Having found that the state "presented a sufficiently compelling case that it has the same need for appeal of suppression orders in juvenile cases as in [adult] criminal cases," a 6-1 majority of the high court ruled that interlocutory appeals of such orders are now permitted and will be expedited pursuant to Rule 660(a), which previously allowed appeals only from final judgments in juvenile delinquency cases.
Counsel for the juvenile defendant in In re B.C.P., 2013 IL 113908, 990 N.E.2d 1135, argued that, if the rule was to be amended, the court should send the matter to its rules committee for further consideration.

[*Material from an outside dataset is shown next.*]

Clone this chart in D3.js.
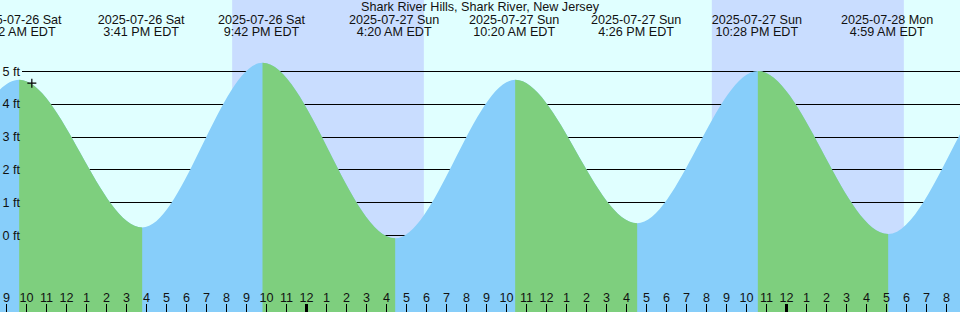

The court, however, denied that request and, pursuant to Rule 3(a)(2), used its constitutional powers to amend the rule on its own prerogative.
"The inability to do interlocutory appeals in juvenile cases has been a systemic problem for both prosecutors and defendants for decades," said Michael J. Dickman, the lead staff attorney for Chicago-based Legal Aid Society who is a former prosecutor and judicial hearing officer in Cook County's juvenile court system. "I give a lot of credit to the supreme court for finally recognizing this problem and allowing expedited interlocutory appeals in delinquency cases."
Dickman said that, without the ability to take interlocutory appeals from non-dispositive rulings, the state either had no remedy for erroneous rulings or was forced to wait for a final judgment before it could appeal potential errors in the limited situations permitted by the court rules.
"Appeals from final judgments don't enjoy the expedited briefing schedules and expedited treatment from the appellate courts that are required under interlocutory appeals rules, including Rule 660," Dickman said. "That all too often resulted in kids sitting in lockup for years waiting for a decision from the appellate courts, which defeats the underlying policy of the juvenile justice system. We want to give kids the rehabilitation they need and then get them back out into the real world as quickly as we can, without wasting away their youth in jail."
Making juvenile criminal proceedings more like adult counterparts
In addition to the impact on minor defendants, the court's majority decision in B.C.P., drafted by Justice Robert R. Thomas, took notice of legislative amendments to the Juvenile Court Act in 1998, in which the legislature "radically altered" those laws "to provide more accountability for the criminal acts of juveniles and, from all appearances, to make the juvenile delinquency adjudicatory process look more criminal in nature."
Rule 660(a) has since remained unchanged and its plain language does not allow interlocutory appeals from suppression orders, the court found; yet, rule 604(a)(1) allows the state to make interlocutory appeals in adult criminal cases when a court order (like the one at issue in B.C.P.) has the substantive effect of dismissing a charge.
"There are consequences to making juvenile delinquency proceedings more like criminal proceedings," Thomas wrote for the B.C.P. majority. "This court has repeatedly relied on the shift in policy [evident in the 1998 legislative amendments] to support providing juveniles with many of the same protections that criminal defendants receive."
In prior supreme court decisions involving the state's attempt to appeal trial court orders regarding the removal of cases from adult to juvenile court, and to sentence a juvenile under adult sentencing statutes, the court found that the state's inability to appeal those orders meant that the trial court's decision essentially "terminated a criminal prosecution prior to final judgment." Although the defendant could always appeal any issue after final judgment, the state was left without any right to appellate review of those trial court decisions.
"That is equally true of the granting of a motion to suppress" evidence in a juvenile delinquency proceeding, Thomas wrote. "If the State is not allowed to take an interlocutory appeal, then the court's order is insulated from review.…We now hold that another consequence of this shift in policy is that we recognize that the State has the same interest in appealing a suppression order in a juvenile case that it does in a criminal case."
Pursuant to its decision in B.C.P., the court officially amended Rule 660(a) to incorporate Rule 604(a)(1), effective as of July 1, 2013. Unless there is good cause for a delay, the appellate court is required to file its decisions in juvenile appeals within 150 days after the filing of the notice of appeal. "This rule change is going to benefit the prosecutors and the defendants," Dickman said. "Now the state gets a fair shot at insuring that trial court orders don't involve any reversible errors, and the juvenile defendants won't have to wait too long for an appellate court decision thanks to the expedited provisions of Rule 660."